▶ Given data
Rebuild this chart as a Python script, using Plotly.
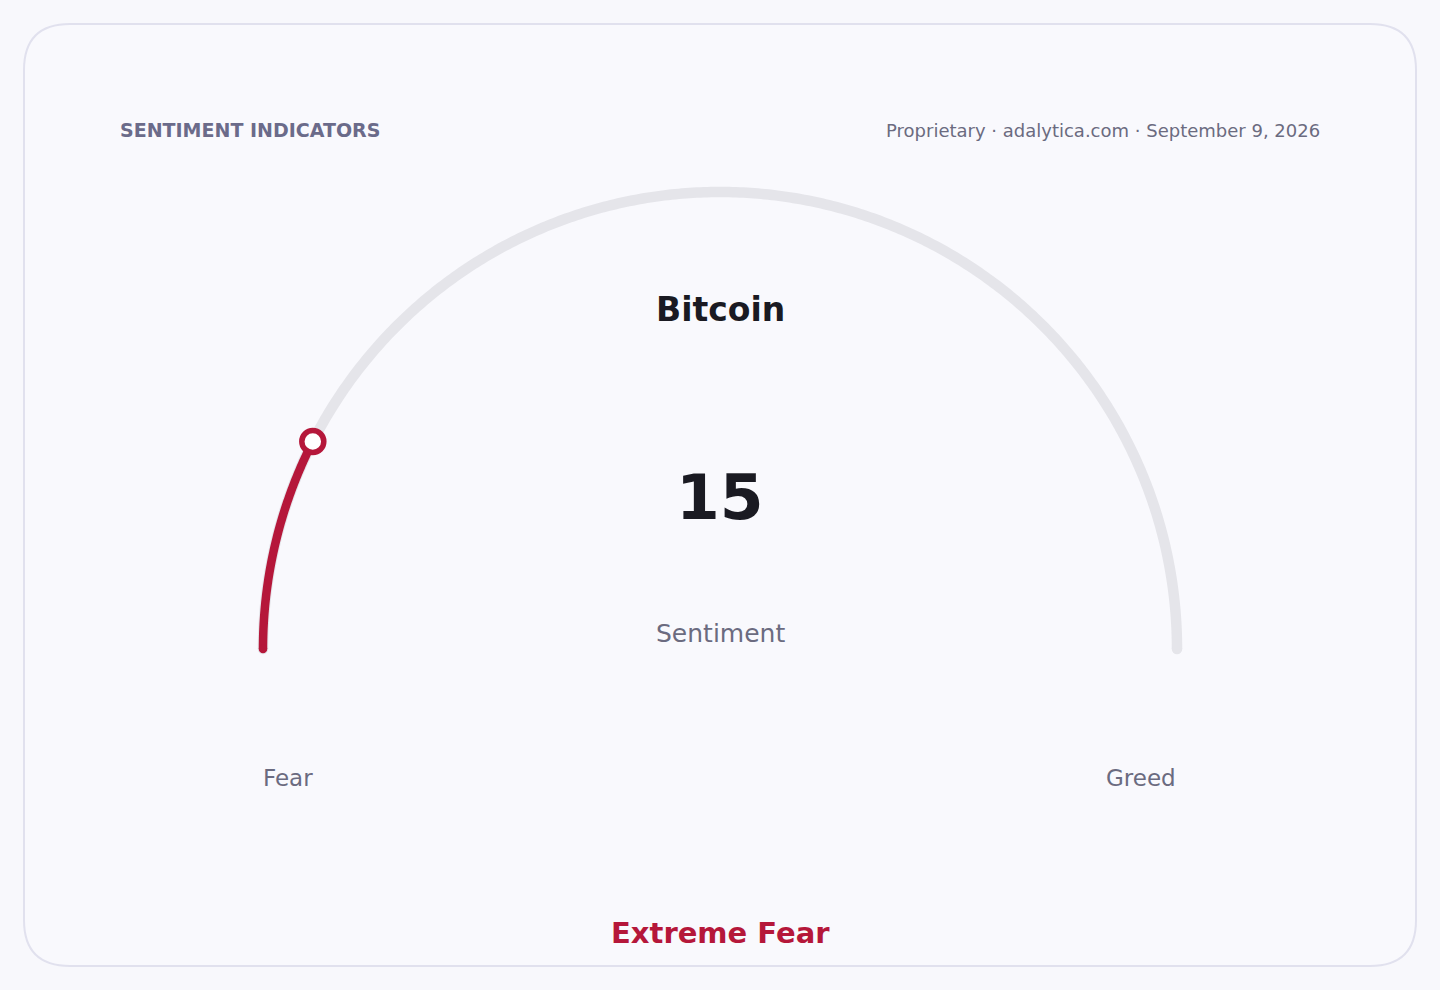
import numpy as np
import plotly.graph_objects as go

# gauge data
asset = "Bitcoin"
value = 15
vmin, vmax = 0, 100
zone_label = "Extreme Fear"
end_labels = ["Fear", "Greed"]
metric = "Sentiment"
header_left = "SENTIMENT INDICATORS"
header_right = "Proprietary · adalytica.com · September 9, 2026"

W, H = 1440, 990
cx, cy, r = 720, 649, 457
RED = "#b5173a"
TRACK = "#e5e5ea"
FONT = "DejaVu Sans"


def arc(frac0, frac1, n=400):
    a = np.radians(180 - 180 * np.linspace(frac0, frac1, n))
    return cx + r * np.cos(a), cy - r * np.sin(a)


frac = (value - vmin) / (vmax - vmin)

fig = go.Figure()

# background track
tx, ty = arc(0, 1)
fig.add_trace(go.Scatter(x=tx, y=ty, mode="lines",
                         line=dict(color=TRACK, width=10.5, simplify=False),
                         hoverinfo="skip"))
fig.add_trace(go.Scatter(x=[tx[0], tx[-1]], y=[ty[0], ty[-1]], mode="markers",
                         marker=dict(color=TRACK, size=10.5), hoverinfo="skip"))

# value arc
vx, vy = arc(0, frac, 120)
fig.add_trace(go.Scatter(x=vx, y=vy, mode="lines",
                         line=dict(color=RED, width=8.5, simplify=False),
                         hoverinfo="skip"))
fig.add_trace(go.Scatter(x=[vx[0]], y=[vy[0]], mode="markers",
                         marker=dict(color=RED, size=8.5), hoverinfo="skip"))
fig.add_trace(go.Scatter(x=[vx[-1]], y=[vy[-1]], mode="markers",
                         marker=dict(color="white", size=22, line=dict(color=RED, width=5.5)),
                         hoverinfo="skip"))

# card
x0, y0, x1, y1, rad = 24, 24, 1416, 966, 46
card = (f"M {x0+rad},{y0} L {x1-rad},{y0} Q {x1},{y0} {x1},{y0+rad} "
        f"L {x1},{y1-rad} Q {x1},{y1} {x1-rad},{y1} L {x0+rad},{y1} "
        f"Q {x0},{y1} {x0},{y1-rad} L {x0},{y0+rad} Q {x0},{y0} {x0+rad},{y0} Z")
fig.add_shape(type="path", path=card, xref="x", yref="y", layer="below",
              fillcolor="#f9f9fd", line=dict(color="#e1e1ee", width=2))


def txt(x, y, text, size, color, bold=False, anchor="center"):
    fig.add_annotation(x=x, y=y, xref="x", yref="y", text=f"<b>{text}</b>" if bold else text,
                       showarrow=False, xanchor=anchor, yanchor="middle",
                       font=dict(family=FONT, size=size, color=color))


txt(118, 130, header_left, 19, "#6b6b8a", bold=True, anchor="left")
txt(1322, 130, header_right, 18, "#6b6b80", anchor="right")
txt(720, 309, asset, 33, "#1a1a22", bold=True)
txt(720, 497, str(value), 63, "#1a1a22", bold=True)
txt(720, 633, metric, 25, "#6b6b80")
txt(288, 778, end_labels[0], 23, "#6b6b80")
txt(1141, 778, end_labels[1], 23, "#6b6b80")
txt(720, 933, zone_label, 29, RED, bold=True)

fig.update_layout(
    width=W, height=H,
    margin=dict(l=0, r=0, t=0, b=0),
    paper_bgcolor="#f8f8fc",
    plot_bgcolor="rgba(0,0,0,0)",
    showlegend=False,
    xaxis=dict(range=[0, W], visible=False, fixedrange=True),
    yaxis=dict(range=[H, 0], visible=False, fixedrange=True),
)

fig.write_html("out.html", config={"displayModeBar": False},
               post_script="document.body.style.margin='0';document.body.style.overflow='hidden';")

▶ Exercise instructions
With all pictures left out, please transcribe exactly the lines from the start of the material through the line with "return cx +".

▶ Finished task
Rebuild this chart as a Python script, using Plotly.
import numpy as np
import plotly.graph_objects as go

# gauge data
asset = "Bitcoin"
value = 15
vmin, vmax = 0, 100
zone_label = "Extreme Fear"
end_labels = ["Fear", "Greed"]
metric = "Sentiment"
header_left = "SENTIMENT INDICATORS"
header_right = "Proprietary · adalytica.com · September 9, 2026"

W, H = 1440, 990
cx, cy, r = 720, 649, 457
RED = "#b5173a"
TRACK = "#e5e5ea"
FONT = "DejaVu Sans"


def arc(frac0, frac1, n=400):
    a = np.radians(180 - 180 * np.linspace(frac0, frac1, n))
    return cx + r * np.cos(a), cy - r * np.sin(a)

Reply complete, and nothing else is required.